The question is trivial for (smooth projective) curves: they are birational if and only if they are isomorphic. In higher dimension, the situation is much more interesting. The most fundamental operation are the `blowup', which is a kind of alteration of a variety within its birational isomorphism class, and its opposite, the blowdown.
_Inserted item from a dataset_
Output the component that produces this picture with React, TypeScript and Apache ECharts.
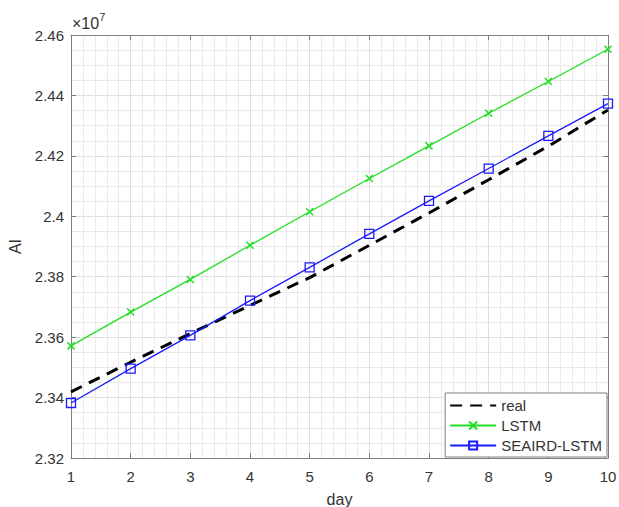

In my talk, I will introduce blowups and discuss their properties. Then (time permitting) I would like to look deeper at the case of surfaces, where the combination of blowups and intersection theory provides a complete and beautiful picture. (If we do get to this point, I won't assume any knowledge of intersection theory: to an extent, this talk is my excuse to introduce it.)

February 26

Connor Simpson

Title: Intro to Toric Varieties

Abstract: A brief introduction to toric varieties: how to build them, formulas for computing topological data, toric blow-ups, and more.

March 4

Peter Wei

Title: An introduction to Grothendieck-Riemann-Roch Theorem

Abstract: The classical Riemann-Roch theorem tells you about how topological (genus) and analytical (through line bundle) properties on compact Riemann surface (i.e. smooth projective curve) relate to each other. Moreover, this theorem can be generalized to any vector bundles (or coherent sheaves) over any smooth projective varieties. Eventually, Grothendieck “relativized” this theorem as a property of a morphism between two projective varieties. In this talk I will introduce basic notions to formulate this theorem. If time permitting, enough examples will be given appropriately.

March 11

Caitlyn Booms

Title: Intro to Stanley-Reisner Theory

Abstract: Stanley-Reisner theory gives a dictionary between combinatorial objects (simplicial complexes) and algebraic objects (Stanley-Reisner rings). In this talk, I will introduce the main objects of study in this theory, describe this dictionary with several examples, and discuss how Stanley-Reisner theory can help us investigate algebra-geometric questions.

March 25

Steven He

Title: Braid group action on derived category

Abstract: In this talk, I will define spherical object and A_m-configuration in derived category of coherent sheaves, and say a few words about the motivation coming from the homological mirror symmetry.

April 1

Vlad Sotirov

Title:

Abstract:

April 8

Maya Banks

Title:

Abstract:

April 15

Alex Hof

Title: Embrace the Singularity: An Introduction to Stratified Morse Theory

Abstract: Early on in the semester, Colin told us a bit about Morse

Theory, and how it lets us get a handle on the (classical) topology of smooth complex varieties. As we all know, however, not everything in life goes smoothly, and so too in algebraic geometry. Singular varieties, when given the classical topology, are not manifolds, but they can be described in terms of manifolds by means of something called a Whitney stratification. This allows us to develop a version of Morse Theory that applies to singular spaces (and also, with a bit of work, to smooth spaces that fail to be nice in other ways, like non-compact manifolds!), called Stratified Morse Theory. After going through the appropriate definitions and briefly reviewing the results of classical Morse Theory, we'll discuss the so-called Main Theorem of Stratified Morse Theory and survey some of its consequences.

April 22

Ruofan

Title: Birational geometry: existence of rational curves

Abstract: Rational curves on a variety control its birational geometry. It thus is important to determine whether they exist. People didn’t know how to do this systematically, before Mori discovered a deformation lemma which detect their existence, and bound their degree if they exist. I will briefly introduce Mori’s insight.